It’s the most expensive option presented but the experts say it’s the best, so with some reluctance, Sunshine Coast Regional District directors voted last week to accept staff’s recommendation to pursue the proposed “Site B” reservoir between the Sechelt Airport and the Chapman Creek intake.
In short, they gave conditional approval to spending $225,000 for a final feasibility study that should be completed in the third quarter next year. At that point they could decide to forge ahead with the $53-million project, hoping that it will cost less and be completed in five rather than six years. Or they could cut their losses and go after Site C3, a small alpine lake in the upper Chapman Creek watershed.
At an estimated cost of $16.4 million, C3 would store over one million cubic metres of water – marginally less than Site B’s storage volume of 1.27 million – and take up only about half of the total area. It could theoretically also come online faster, with construction completed in half the time – 11 months instead of 22.
The difference is that Site B would be an engineered lake, built on a 45-hectare site consisting “of previously harvested forest with a current low economic value,” while C3 would be a natural lake situated just outside the Tetrahedron Provincial Park boundary. That means, according to the consultant’s scorecard, that C3 would have greater environmental impact and thus lower community acceptance and would face a more arduous process to obtain regulatory approvals.
But are those assumptions all correct? Is periodically tapping into an existing lake really more ecologically invasive than ripping out 111 acres of woodland to dig a giant crater? Has the community been asked? Have local conservation groups weighed in? Has shíshálh Nation taken a position? Could the Nation’s support speed up approvals? Have senior levels of government been even informally consulted?

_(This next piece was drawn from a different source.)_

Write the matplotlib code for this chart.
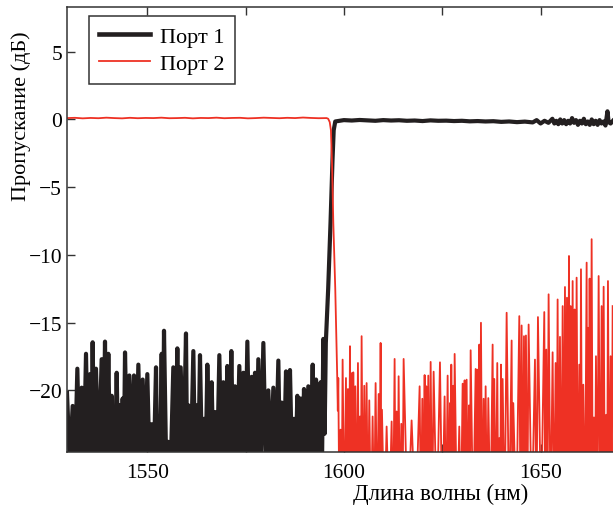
import numpy as np
import matplotlib.pyplot as plt

plt.rcParams['font.family'] = ['Liberation Serif', 'DejaVu Serif']
plt.rcParams['font.size'] = 15.5

# Port 1 - noise below the band edge (spike positions, nm / spike levels, dB)
p1_peak_nm = [1529.6, 1531.04, 1532.23, 1533.33, 1534.43, 1535.45, 1536.12, 1536.97, 1538.41, 1539.26,
              1540.11, 1540.96, 1541.38, 1542.23, 1543.07, 1543.75, 1544.35, 1545.45, 1546.63, 1547.74,
              1548.84, 1550.02, 1551.12, 1552.23, 1552.82, 1553.67, 1554.26, 1555.36, 1556.63, 1557.65,
              1558.50, 1559.85, 1560.45, 1561.72, 1562.57, 1563.41, 1564.43, 1565.28, 1566.38, 1567.23,
              1568.33, 1569.35, 1570.36, 1571.38, 1572.31, 1573.41, 1574.43, 1575.45, 1576.55, 1577.40,
              1578.24, 1579.52, 1580.79, 1582.06, 1583.33, 1584.18, 1585.28, 1586.29, 1587.31, 1588.16,
              1589.01, 1589.85, 1590.95, 1592.06, 1592.91, 1594.09, 1594.77]
p1_peak_db = [-20.2, -21.15, -18.4, -19.8, -17.3, -18.8, -16.45, -18.4, -17.7, -16.4,
              -17.3, -20.4, -23.8, -18.7, -21.1, -20.6, -17.2, -18.9, -18.9, -18.1,
              -19.2, -18.8, -22.5, -18.3, -21.9, -17.3, -15.6, -23.8, -18.3, -16.9,
              -18.3, -15.8, -21.1, -17.1, -21.1, -17.4, -22.1, -18.1, -19.4, -21.6,
              -17.4, -19.4, -18.2, -17.1, -19.7, -18.2, -18.7, -16.4, -19.0, -18.7,
              -17.7, -16.5, -20.0, -19.8, -17.8, -20.9, -18.6, -18.5, -22.1, -20.4,
              -20.6, -19.9, -19.7, -18.1, -19.2, -19.4, -16.2]
# Port 1 - band edge
p1_edge_nm = [1595.1, 1595.4, 1596.0, 1596.6, 1597.1, 1597.4, 1597.8]
p1_edge_db = [-23.2, -16.5, -12.5, -7.6, -3.0, -0.8, -0.15]
# Port 1 - pass band
p1_pass_nm = [1600, 1602, 1604, 1606, 1608, 1610, 1612, 1614, 1616, 1618,
              1620, 1622, 1624, 1626, 1628, 1630, 1632, 1634, 1636, 1638,
              1640, 1642, 1644, 1646, 1648, 1649, 1650, 1651, 1652, 1653,
              1653.5, 1654, 1654.5, 1655, 1655.5, 1656, 1656.5, 1657, 1657.5, 1658,
              1658.5, 1659, 1659.5, 1660, 1660.5, 1661, 1661.5, 1662, 1662.5, 1663,
              1663.5, 1664, 1664.5, 1665, 1665.5, 1666, 1666.5, 1667, 1667.3, 1667.8, 1668.4]
p1_pass_db = [-0.05, -0.08, -0.04, -0.07, -0.1, -0.05, -0.08, -0.06, -0.1, -0.08,
              -0.12, -0.07, -0.1, -0.09, -0.12, -0.1, -0.14, -0.12, -0.15, -0.13,
              -0.18, -0.15, -0.2, -0.16, -0.22, -0.05, -0.3, -0.1, -0.25, 0.05,
              -0.3, -0.1, -0.35, 0.0, -0.3, -0.05, -0.35, -0.1, -0.3, 0.1,
              -0.25, -0.05, -0.4, -0.1, -0.3, 0.05, -0.35, -0.15, -0.4, 0.0,
              -0.35, -0.1, -0.4, -0.05, -0.3, -0.15, -0.45, 0.6, -0.2, -0.3, -0.1]

# Port 2 - pass band
p2_pass_nm = np.arange(1529.6, 1596.1, 2.0)
p2_pass_db = [0.10, 0.12, 0.08, 0.11, 0.09, 0.13, 0.10, 0.08, 0.12, 0.09,
              0.11, 0.10, 0.13, 0.09, 0.10, 0.12, 0.08, 0.11, 0.10, 0.13,
              0.09, 0.11, 0.12, 0.08, 0.10, 0.13, 0.11, 0.09, 0.12, 0.10,
              0.14, 0.11, 0.09, 0.10]
# Port 2 - band edge
p2_edge_nm = [1596.0, 1596.4, 1596.7, 1597.0, 1597.3, 1597.8, 1598.3, 1598.45]
p2_edge_db = [0.05, -0.2, -0.8, -3.5, -7.6, -12.5, -19.0, -21.5]
# Port 2 - noise above the band edge
p2_peak_nm = [1598.57, 1599.16, 1599.67, 1600.52, 1601.03, 1601.54, 1602.05, 1602.38, 1602.89, 1603.57,
              1604.08, 1604.50, 1605.18, 1605.77, 1606.45, 1607.30, 1608.06, 1608.83, 1609.33, 1609.67,
              1610.86, 1612.13, 1612.89, 1613.40, 1613.91, 1614.59, 1615.18, 1617.21, 1619.25, 1619.93,
              1620.52, 1620.94, 1621.45, 1622.05, 1622.81, 1624.42, 1625.60, 1626.37, 1626.96, 1627.30,
              1627.81, 1628.15, 1629.33, 1630.18, 1630.69, 1631.20, 1631.79, 1632.22, 1633.49, 1633.91,
              1634.42, 1634.84, 1635.52, 1636.03, 1636.71, 1637.81, 1638.23, 1638.99, 1639.50, 1639.93,
              1640.35, 1641.37, 1642.64, 1643.06, 1644.59, 1645.18, 1645.78, 1646.28, 1646.96, 1648.57,
              1649.33, 1650.94, 1651.45, 1652.04, 1653.06, 1653.82, 1654.33, 1654.93, 1655.61, 1656.20,
              1656.71, 1657.22, 1657.64, 1658.15, 1658.66, 1659.16, 1659.84, 1660.27, 1660.86, 1661.71,
              1662.05, 1662.47, 1662.98, 1663.57, 1664.08, 1664.76, 1665.52, 1666.03, 1666.71, 1667.13,
              1667.81, 1668.32]
p2_peak_db = [-19.09, -22.9, -17.73, -19.09, -19.9, -16.74, -18.72, -18.67, -19.7, -17.98,
              -21.93, -16.0, -19.66, -19.46, -20.74, -21.93, -19.46, -20.27, -16.5, -21.43,
              -22.67, -22.3, -17.68, -21.56, -18.96, -22.47, -17.68, -22.22, -19.7, -20.62,
              -18.87, -19.7, -18.91, -17.9, -18.62, -17.93, -20.45, -18.91, -20.94, -18.1,
              -19.66, -17.31, -22.67, -19.51, -19.26, -19.21, -21.11, -17.04, -18.42, -18.47,
              -16.62, -15.01, -20.62, -19.7, -20.57, -16.62, -19.16, -17.98, -23.53, -18.1,
              -19.16, -14.27, -16.32, -20.94, -14.52, -15.21, -16.0, -15.95, -15.14, -17.73,
              -14.59, -14.22, -16.99, -12.91, -17.19, -17.98, -13.29, -16.05, -13.78, -12.37,
              -13.16, -10.08, -13.78, -11.93, -14.03, -11.68, -18.1, -11.06, -19.58, -10.57,
              -15.38, -11.75, -8.84, -22.0, -17.48, -11.56, -13.78, -12.35, -21.8, -11.93,
              -17.48, -13.78]

# dips between noise spikes sit just below the plotted range
p1_floor_db = -25.5
p2_floor_db = -30


def with_dips(nm, db, floor):
    nm = np.asarray(nm, dtype=float)
    db = np.asarray(db, dtype=float)
    x = np.empty(2 * len(nm) - 1)
    y = np.empty(2 * len(nm) - 1)
    x[0::2] = nm
    x[1::2] = (nm[:-1] + nm[1:]) / 2
    y[0::2] = db
    y[1::2] = floor
    return x, y


n1x, n1y = with_dips(p1_peak_nm, p1_peak_db, p1_floor_db)
x1 = np.concatenate([n1x, p1_edge_nm, p1_pass_nm])
y1 = np.concatenate([n1y, p1_edge_db, p1_pass_db])

n2x, n2y = with_dips(p2_peak_nm, p2_peak_db, p2_floor_db)
x2 = np.concatenate([p2_pass_nm, p2_edge_nm, n2x])
y2 = np.concatenate([p2_pass_db, p2_edge_db, n2y])

fig = plt.figure(figsize=(6.13, 5.06), dpi=100)
ax = fig.add_axes([67 / 613, 53 / 506, 756 / 613, 445 / 506])

ax.plot(x1, y1, color='#231f20', lw=3.0, label='Порт 1')
ax.plot(x2, y2, color='#ee3124', lw=1.3, label='Порт 2')

ax.set_xlim(1529.6, 1721.8)
ax.set_ylim(-24.55, 8.3)
ax.set_xticks([1550, 1600, 1650])
ax.set_xticks([1575, 1625, 1675, 1700], minor=True)
ax.set_yticks([-20, -15, -10, -5, 0, 5])
ax.tick_params(axis='both', which='both', direction='in', length=6, width=1,
               top=True, right=True, colors='#333333', labelcolor='black')
ax.tick_params(axis='x', pad=8)
for s in ax.spines.values():
    s.set_linewidth(1.1)
    s.set_color('#333333')

ax.set_xlabel('Длина волны (нм)', fontsize=16.5)
ax.set_ylabel('Пропускание (дБ)', fontsize=16)
ax.xaxis.set_label_coords((441 - 67) / 756, -0.07)
ax.yaxis.set_label_coords((31 - 67) / 756, 0.757)

leg = ax.legend(loc='upper left', bbox_to_anchor=(89 / 613, 1 - 17 / 506),
                bbox_transform=fig.transFigure, borderaxespad=0, fancybox=False,
                edgecolor='#333333', framealpha=1, fontsize=16, handlelength=2.3,
                handletextpad=0.45, labelspacing=0.3, borderpad=0.45)
leg.get_frame().set_linewidth(1.1)
leg.get_lines()[0].set_linewidth(3.3)

fig.savefig('out.png', dpi=100)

SCRD directors will have to confirm their decision in about two months as they wade through Round 2 of budget talks. By then they should also have a new chief administrative officer in place. Wouldn’t it be prudent to tap the public before they take this plunge?
The water supply is the most critical infrastructure issue bar none on the Sunshine Coast. Directors have chosen a reservoir option but at the same time are hedging their bets, signalling a readiness to change horses in midstream. That’s worrisome. Losing a year chasing the wrong pony would be unproductive. After a couple more Stage 4 summers, it could also be politically unforgivable.